October saw shipments of copper up about 18 percent for the largest monthly advance in over a year, and the metal has been trading higher on the London Metal Exchange for the past three sessions, with futures contracts slated for December delivery up nearly 1 percent on Monday to $3.29 per pound.
The surprise jump is largely the result of better than expected economic performance from China, the world’s largest consumer of the metal, that has seen stockpiles shrinking 28 consecutive sessions to the lowest level since March. However, the budget and debt-ceiling debates that have brought Washington to a standstill have also made copper a more attractive investment proposition in the short-term.
But recent gains may not stand much of a chance against the overall context of a supply glut for hard commodities such as copper and iron ore that has been projected for 2014.
Data released by Barclays Plc (BCS) and Portugal’s International Copper Study Group on Monday can be added to the list of projections for record high surpluses next year. Indeed, copper stockpiles could touch their highest level since the beginning of the new millennium, some 272,000 tons, which will subsequently slash 2014 prices by 10 percent from last week’s close to $6,450 per ton.
Analysts have become increasingly bearish on the demand outlook, a view that was neatly summed up by Robin Barr of Societe Generale SA ($SCGLY), who said that “You’re going to have to see demand really surprise, which I don’t see given the economic environment, to knock those expectations seriously off course.”
Over a decade of exponential Chinese economic development, the world’s largest mining concerns have divested their less profitable operations to focus on iron ore and to a slightly lesser extent copper, both of which are vital to infrastructure and other construction projects in the world’s largest country by population.

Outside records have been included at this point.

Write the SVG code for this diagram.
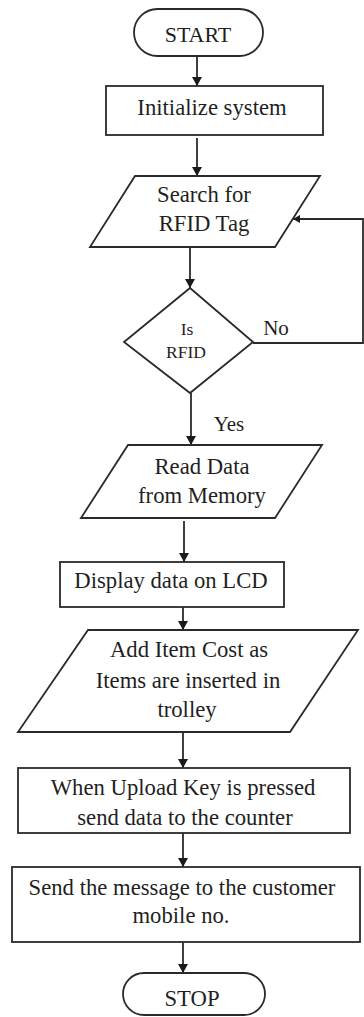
<svg xmlns="http://www.w3.org/2000/svg" width="364" height="1017" viewBox="0 0 364 1017">
<defs>
<marker id="arr" markerUnits="userSpaceOnUse" markerWidth="10" markerHeight="10" refX="9" refY="5" orient="auto">
<path d="M0,0 L9,5 L0,10 Z" fill="#1a1a1a"/>
</marker>
<marker id="arrs" markerUnits="userSpaceOnUse" markerWidth="8" markerHeight="8" refX="7" refY="4" orient="auto">
<path d="M0,0 L7,4 L0,8 Z" fill="#1a1a1a"/>
</marker>
</defs>
<style>
.shape{fill:#fff;stroke:#2a2a2a;stroke-width:1.8}
.t{font-family:"Liberation Serif","Times New Roman",serif;font-size:22.7px;fill:#1f1f1f;text-anchor:middle}
.s{font-size:17.5px}
.c{fill:none;stroke:#2a2a2a;stroke-width:1.8}
</style>
<rect width="364" height="1017" fill="#fff"/>
<g id="connectors">
<line class="c" x1="197" y1="56" x2="197" y2="86" marker-end="url(#arr)"/>
<line class="c" x1="197" y1="138" x2="197" y2="176" marker-end="url(#arr)"/>
<line class="c" x1="190" y1="247" x2="190" y2="288" marker-end="url(#arr)"/>
<polyline class="c" points="253,343 363,343 363,219 293,219" marker-end="url(#arrs)"/>
<line class="c" x1="191" y1="393" x2="191" y2="445" marker-end="url(#arr)"/>
<line class="c" x1="184" y1="521" x2="184" y2="562" marker-end="url(#arr)"/>
<line class="c" x1="183" y1="607" x2="183" y2="630" marker-end="url(#arr)"/>
<line class="c" x1="183" y1="732" x2="183" y2="768" marker-end="url(#arr)"/>
<line class="c" x1="183" y1="833" x2="183" y2="867" marker-end="url(#arr)"/>
<line class="c" x1="183" y1="942" x2="183" y2="973" marker-end="url(#arr)"/>
<text class="t" x="276" y="335" style="font-size:21px">No</text>
<text class="t" x="229" y="431" style="font-size:21px">Yes</text>
</g>
<g id="start">
<rect class="shape" x="134" y="9" width="129" height="47" rx="23.5"/>
<text class="t" x="198" y="42" style="font-size:22px">START</text>
</g>
<g id="init">
<rect class="shape" x="106" y="86" width="217" height="49"/>
<text class="t" x="212" y="115">Initialize system</text>
</g>
<g id="search">
<polygon class="shape" points="135,176 320,176 275,247 90,247"/>
<text class="t" x="204" y="202">Search for</text>
<text class="t" x="204" y="231">RFID Tag</text>
</g>
<g id="decision">
<polygon class="shape" points="190,288 253,342 190,393 124,342"/>
<text class="t s" x="187" y="335">Is</text>
<text class="t s" x="186" y="358">RFID</text>
</g>
<g id="read">
<polygon class="shape" points="128,445 322,445 275,518 81,518"/>
<text class="t" x="202" y="474">Read Data</text>
<text class="t" x="202" y="503">from Memory</text>
</g>
<g id="display">
<rect class="shape" x="60" y="562" width="224" height="45"/>
<text class="t" x="171" y="588">Display data on LCD</text>
</g>
<g id="add">
<polygon class="shape" points="88,630 358,630 290,732 18,732"/>
<text class="t" x="189" y="657">Add Item Cost as</text>
<text class="t" x="188" y="688">Items are inserted in</text>
<text class="t" x="187" y="717">trolley</text>
</g>
<g id="upload">
<rect class="shape" x="18" y="768" width="332" height="65"/>
<text class="t" x="183" y="795">When Upload Key is pressed</text>
<text class="t" x="185" y="825">send data to the counter</text>
</g>
<g id="send">
<rect class="shape" x="12" y="867" width="348" height="75"/>
<text class="t" x="182" y="895">Send the message to the customer</text>
<text class="t" x="181" y="923">mobile no.</text>
</g>
<g id="stop">
<rect class="shape" x="123" y="973" width="142" height="42" rx="21"/>
<text class="t" x="192" y="1006">STOP</text>
</g>
</svg>
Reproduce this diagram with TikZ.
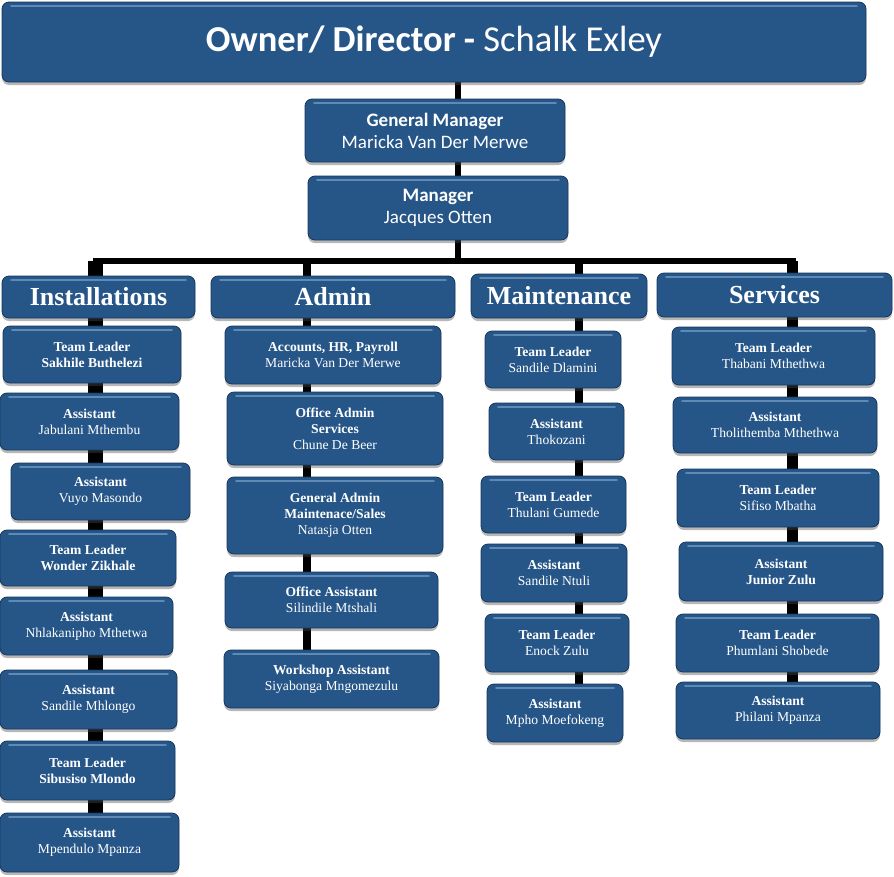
\documentclass[tikz,border=0pt]{standalone}
\usepackage{fontspec}
\setmainfont{Liberation Serif}
\newfontfamily\calfont{Carlito}
\usetikzlibrary{shadows,backgrounds}

\definecolor{boxblue}{RGB}{38,86,136}
\definecolor{boxedge}{RGB}{22,54,92}
\definecolor{boxlight}{RGB}{96,138,182}

\begin{document}
\begin{tikzpicture}[x=1pt,y=-1pt,
    box/.style={draw=boxedge, line width=0.8pt, fill=boxblue, rounded corners=7pt,
      text=white, align=center, inner sep=0pt,
      drop shadow={shadow xshift=0pt, shadow yshift=-3pt, opacity=0.4, fill=black!70},
      path picture={\draw[boxlight, line width=1.6pt, line cap=round]
        ([xshift=9pt,yshift=-4pt]path picture bounding box.north west) --
        ([xshift=-9pt,yshift=-4pt]path picture bounding box.north east);}},
    small/.style={font=\fontsize{13.6}{16}\selectfont},
    head/.style={font=\fontsize{26}{28}\selectfont\bfseries},
    top/.style={font=\calfont\fontsize{19}{22}\selectfont},
    conn/.style={draw=black, line width=#1},
    conn/.default=8pt]
  \useasboundingbox (0,0) rectangle (894,876);

  % top of the chart
  \node[box, minimum width=864, minimum height=80, font=\calfont\fontsize{36.5}{40}\selectfont] (owner) at (434,42)
    {\textbf{Owner/ Director -} Schalk Exley};
  \node[box, top, minimum width=260, minimum height=63] (gm) at (435,130.5)
    {\textbf{General Manager}\\ Maricka Van Der Merwe};
  \node[box, top, minimum width=260, minimum height=64] (mgr) at (438,208)
    {\textbf{Manager}\\ Jacques Otten};

  \coordinate (topX) at (458,0);
  \coordinate (bus) at (458,261);
  \coordinate (instX) at (95.5,0);
  \coordinate (admX) at (307,0);
  \coordinate (mntX) at (579,0);
  \coordinate (srvX) at (792.5,0);

  % department headers
  \node[box, head, minimum width=193, minimum height=42] (hInst) at (98.5,297) {Installations};
  \node[box, head, minimum width=244, minimum height=42] (hAdm) at (333,297) {Admin};
  \node[box, head, minimum width=176, minimum height=44] (hMnt) at (559,296) {Maintenance};
  \node[box, head, minimum width=235, minimum height=44] (hSrv) at (774.5,295) {Services};

  % Installations
  \node[box, small, minimum width=178, minimum height=57] (i1) at (92,354.5) {\textbf{Team Leader}\\ \textbf{Sakhile Buthelezi}};
  \node[box, small, minimum width=179, minimum height=57] (i2) at (89.5,421.5) {\textbf{Assistant}\\ Jabulani Mthembu};
  \node[box, small, minimum width=179, minimum height=57] (i3) at (100.5,491.5) {\textbf{Assistant}\\ Vuyo Masondo};
  \node[box, small, minimum width=176, minimum height=56] (i4) at (88,558) {\textbf{Team Leader}\\ \textbf{Wonder Zikhale}};
  \node[box, small, minimum width=173, minimum height=58] (i5) at (86.5,626) {\textbf{Assistant}\\ Nhlakanipho Mthetwa};
  \node[box, small, minimum width=177, minimum height=59] (i6) at (88.5,699.5) {\textbf{Assistant}\\ Sandile Mhlongo};
  \node[box, small, minimum width=175, minimum height=59] (i7) at (87.5,770.5) {\textbf{Team Leader}\\ \textbf{Sibusiso Mlondo}};
  \node[box, small, minimum width=179, minimum height=59] (i8) at (89.5,842.5) {\textbf{Assistant}\\ Mpendulo Mpanza};

  % Admin
  \node[box, small, minimum width=216, minimum height=58] (a1) at (333,355) {\textbf{Accounts, HR, Payroll}\\ Maricka Van Der Merwe};
  \node[box, small, minimum width=216, minimum height=73] (a2) at (335,428.5) {\textbf{Office Admin}\\ \textbf{Services}\\ Chune De Beer};
  \node[box, small, minimum width=216, minimum height=77] (a3) at (335,515.5) {\textbf{General Admin}\\ \textbf{Maintenace/Sales}\\ Natasja Otten};
  \node[box, small, minimum width=213, minimum height=56] (a4) at (331.5,600) {\textbf{Office Assistant}\\ Silindile Mtshali};
  \node[box, small, minimum width=215, minimum height=58] (a5) at (331.5,679) {\textbf{Workshop Assistant}\\ Siyabonga Mngomezulu};

  % Maintenance
  \node[box, small, minimum width=136, minimum height=57] (m1) at (553,359.5) {\textbf{Team Leader}\\ Sandile Dlamini};
  \node[box, small, minimum width=135, minimum height=57] (m2) at (556.5,431.5) {\textbf{Assistant}\\ Thokozani};
  \node[box, small, minimum width=145, minimum height=57] (m3) at (553.5,504.5) {\textbf{Team Leader}\\ Thulani Gumede};
  \node[box, small, minimum width=146, minimum height=58] (m4) at (554,573) {\textbf{Assistant}\\ Sandile Ntuli};
  \node[box, small, minimum width=144, minimum height=58] (m5) at (557,643) {\textbf{Team Leader}\\ Enock Zulu};
  \node[box, small, minimum width=136, minimum height=58] (m6) at (555,713) {\textbf{Assistant}\\ Mpho Moefokeng};

  % Services
  \node[box, small, minimum width=203, minimum height=58] (s1) at (773.5,356) {\textbf{Team Leader}\\ Thabani Mthethwa};
  \node[box, small, minimum width=204, minimum height=56] (s2) at (775,425) {\textbf{Assistant}\\ Tholithemba Mthethwa};
  \node[box, small, minimum width=202, minimum height=58] (s3) at (778,498) {\textbf{Team Leader}\\ Sifiso Mbatha};
  \node[box, small, minimum width=204, minimum height=59] (s4) at (781,571.5) {\textbf{Assistant}\\ \textbf{Junior Zulu}};
  \node[box, small, minimum width=203, minimum height=58] (s5) at (777.5,643) {\textbf{Team Leader}\\ Phumlani Shobede};
  \node[box, small, minimum width=204, minimum height=57] (s6) at (778,710.5) {\textbf{Assistant}\\ Philani Mpanza};

  % connectors, behind the boxes
  \begin{scope}[on background layer]
    \draw[conn=6pt] (owner.center -| topX) -- (gm.center -| topX);
    \draw[conn=6pt] (gm.center -| topX) -- (mgr.center -| topX);
    \draw[conn=6pt] (mgr.center -| topX) -- (bus);
    \draw[conn=6pt, line cap=rect] (bus -| instX) -- (bus -| srvX);
    \draw[conn=15pt] (bus -| instX) -- (hInst.center -| instX);
    \draw[conn] (bus -| admX) -- (hAdm.center -| admX);
    \draw[conn] (bus -| mntX) -- (hMnt.center -| mntX);
    \draw[conn=11pt] (bus -| srvX) -- (hSrv.center -| srvX);
    \foreach \a/\b in {hInst/i1,i1/i2,i2/i3,i3/i4,i4/i5,i5/i6,i6/i7,i7/i8}
      \draw[conn=15pt] (\a.center -| instX) -- (\b.center -| instX);
    \foreach \a/\b in {hAdm/a1,a1/a2,a2/a3,a3/a4,a4/a5}
      \draw[conn] (\a.center -| admX) -- (\b.center -| admX);
    \foreach \a/\b in {hMnt/m1,m1/m2,m2/m3,m3/m4,m4/m5,m5/m6}
      \draw[conn] (\a.center -| mntX) -- (\b.center -| mntX);
    \foreach \a/\b in {hSrv/s1,s1/s2,s2/s3,s3/s4,s4/s5,s5/s6}
      \draw[conn=11pt] (\a.center -| srvX) -- (\b.center -| srvX);
  \end{scope}
\end{tikzpicture}
\end{document}
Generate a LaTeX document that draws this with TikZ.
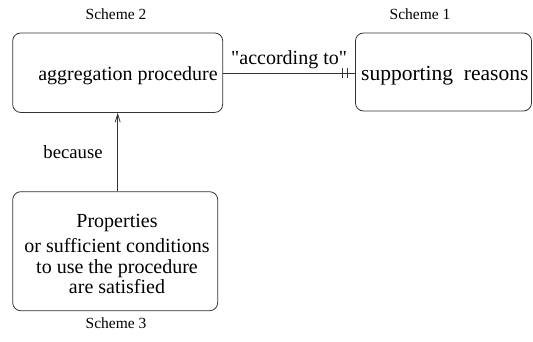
\documentclass[tikz,border=0pt]{standalone}
\usepackage{fontspec}
\setmainfont{Liberation Serif}
\usetikzlibrary{arrows.meta}
\tikzset{>={Straight Barb[length=8pt,width=5pt]}}
\tikzset{schemebox/.style={draw=black!80, line width=0.8pt, rounded corners=8pt, inner sep=0pt}}
\tikzset{connector/.style={draw=black!80, line width=0.8pt}}
\tikzset{schemelabel/.style={font=\fontsize{15.5}{18}\selectfont, inner sep=0pt}}
\tikzset{boxtext/.style={font=\fontsize{20}{20.5}\selectfont, inner sep=0pt, text=black}}

\begin{document}
\begin{tikzpicture}[x=1pt,y=-1pt]
\useasboundingbox (0,0) rectangle (533,342);

% the three schemes
\node[schemebox, minimum width=210pt, minimum height=79.5pt] (aggr) at (117.7,72.7) {};
\node[schemebox, minimum width=176pt, minimum height=78pt] (supp) at (443.5,72) {};
\node[schemebox, minimum width=205pt, minimum height=119pt] (prop) at (115.2,251.2) {};

\node[boxtext, anchor=base] (aggrtext) at (128,81) {aggregation procedure};
\node[boxtext, anchor=base west, font=\fontsize{21.5}{22}\selectfont] (supptext) at (361,81) {supporting~~reasons};
\node[boxtext, align=center] (proptext) at (117,254) {Properties\\[5pt]or sufficient conditions\\to use the procedure\\are satisfied};

\node[schemelabel, anchor=base] (sch2) at (116,20) {Scheme 2};
\node[schemelabel, anchor=base] (sch1) at (420,20) {Scheme 1};
\node[schemelabel, anchor=base] (sch3) at (116,328) {Scheme 3};

% connectors
\coordinate (joint) at (supp.west |- 0,73.5);
\draw[connector] (aggr.east |- joint) -- (joint) node[boxtext, pos=0.5, anchor=base, yshift=8.5pt] (accto) {\textquotedbl according to\textquotedbl};
\draw[connector] ([xshift=-12.5pt,yshift=5pt]joint) -- ++(0,10);
\draw[connector] ([xshift=-7.5pt,yshift=5pt]joint) -- ++(0,10);
\draw[connector, ->] (prop.north -| 117.7,0) -- (aggr.south -| 117.7,0) node[boxtext, pos=0.5, anchor=base east, xshift=-14.7pt, yshift=-6pt, font=\fontsize{18.7}{20}\selectfont] (because) {because};

\end{tikzpicture}
\end{document}
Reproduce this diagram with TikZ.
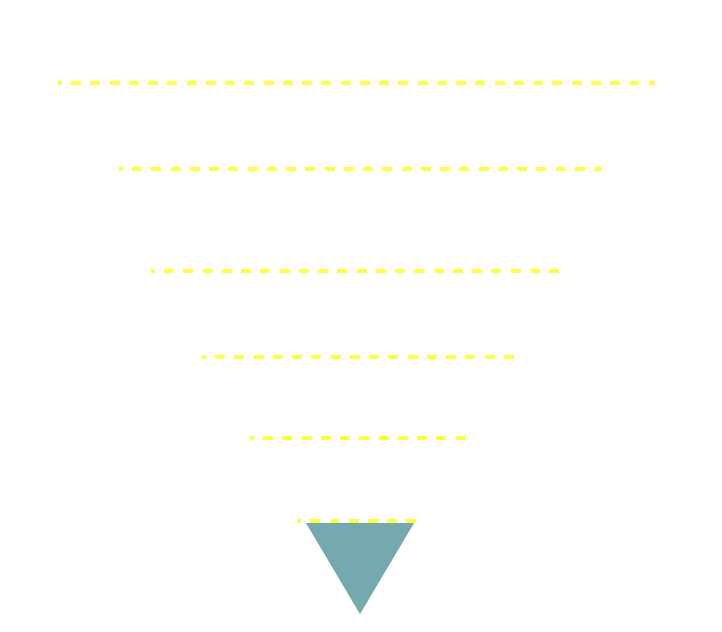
\documentclass[tikz,border=0pt]{standalone}
\usepackage{tikz}
\usetikzlibrary{positioning}
\usepackage{xcolor}
\definecolor{funnelyellow}{RGB}{255,255,60}
\definecolor{funnelteal}{RGB}{118,169,174}

\begin{document}
\begin{tikzpicture}[
		x=0.02cm, y=-0.02cm,
		sep/.style={
			draw=funnelyellow,
			line width=0.08cm,
			dash pattern=on 0.2cm off 0.185cm,
			dash phase=0.12cm
		},
		tip/.style={
			fill=funnelteal,
			draw=none
		}
		]
		\useasboundingbox (0,0) rectangle (722,631);
		
		% layer lines
		\coordinate (l1a) at (58,83);   \coordinate (l1b) at (655,83);
		\coordinate (l2a) at (119,169); \coordinate (l2b) at (602,169);
		\coordinate (l3a) at (151,271); \coordinate (l3b) at (566,271);
		\coordinate (l4a) at (202,357); \coordinate (l4b) at (519,357);
		\coordinate (l5a) at (250,438); \coordinate (l5b) at (469,438);
		\coordinate (l6a) at (297,521); \coordinate (l6b) at (420,521);
		%--
		\draw[sep] (l1a) -- (l1b);
		\draw[sep] (l2a) -- (l2b);
		\draw[sep] (l3a) -- (l3b);
		\draw[sep] (l4a) -- (l4b);
		\draw[sep] (l5a) -- (l5b);
		\draw[sep] (l6a) -- (l6b);
		
		% bottom tip
		\coordinate (tl) at (306,523);
		\coordinate (tr) at (414,523);
		\coordinate (tb) at (360,614);
		\fill[tip] (tl) -- (tr) -- (tb) -- cycle;
		
	\end{tikzpicture}
\end{document}
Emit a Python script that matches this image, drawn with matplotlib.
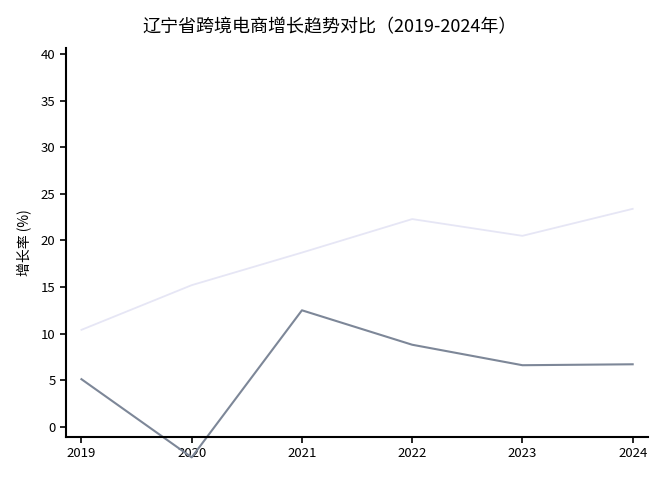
import matplotlib
matplotlib.use('Agg')
import matplotlib.pyplot as plt

plt.rcParams['font.family'] = ['Noto Sans CJK SC', 'DejaVu Sans']

years = [2019, 2020, 2021, 2022, 2023, 2024]
trend_upper = [10.4, 15.2, 18.7, 22.3, 20.5, 23.4]
trend_lower = [5.1, -3.3, 12.5, 8.8, 6.6, 6.7]

fig = plt.figure(figsize=(6.6, 4.78), dpi=100)
ax = fig.add_axes([0.1, 0.086, 0.882, 0.814])

ax.plot(years, trend_upper, color='#e6e6f5', linewidth=1.3, clip_on=False)
ax.plot(years, trend_lower, color='#7d8798', linewidth=1.5, clip_on=False)

ax.set_xlim(2018.86, 2024.14)
ax.set_ylim(-1.1, 40.7)
ax.set_xticks(years)
ax.set_yticks(range(0, 41, 5))

for s in ['top', 'right']:
    ax.spines[s].set_visible(False)
for s in ['left', 'bottom']:
    ax.spines[s].set_linewidth(1.5)
    ax.spines[s].set_color('black')
ax.tick_params(axis='both', direction='out', length=4, width=1.2, labelsize=9.5)

ax.set_ylabel('增长率 (%)', fontsize=10, labelpad=6)
fig.suptitle('辽宁省跨境电商增长趋势对比（2019-2024年）', fontsize=13, y=0.962)

fig.savefig('out.png', dpi=100)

Freeport McMoran (FCX) , BHP Billiton (BHP) , and Vale SA (VALE) have all upped copper production over the past years to meet Chinese demand. These efforts have finally begun to bear fruit this year, just in time for the Chinese economy to enter a period of relatively slower growth and correspondingly greater uncertainty about the future. The situation is likely to be exacerbated in 2014 when a number of new mines and expansions of older ones across the globe come online, inflating stockpiles and putting significant pressure on prices.
The news did not affect copper producers in Monday trading however, with Freeport, BHP, and Vale all higher ahead of the closing bell.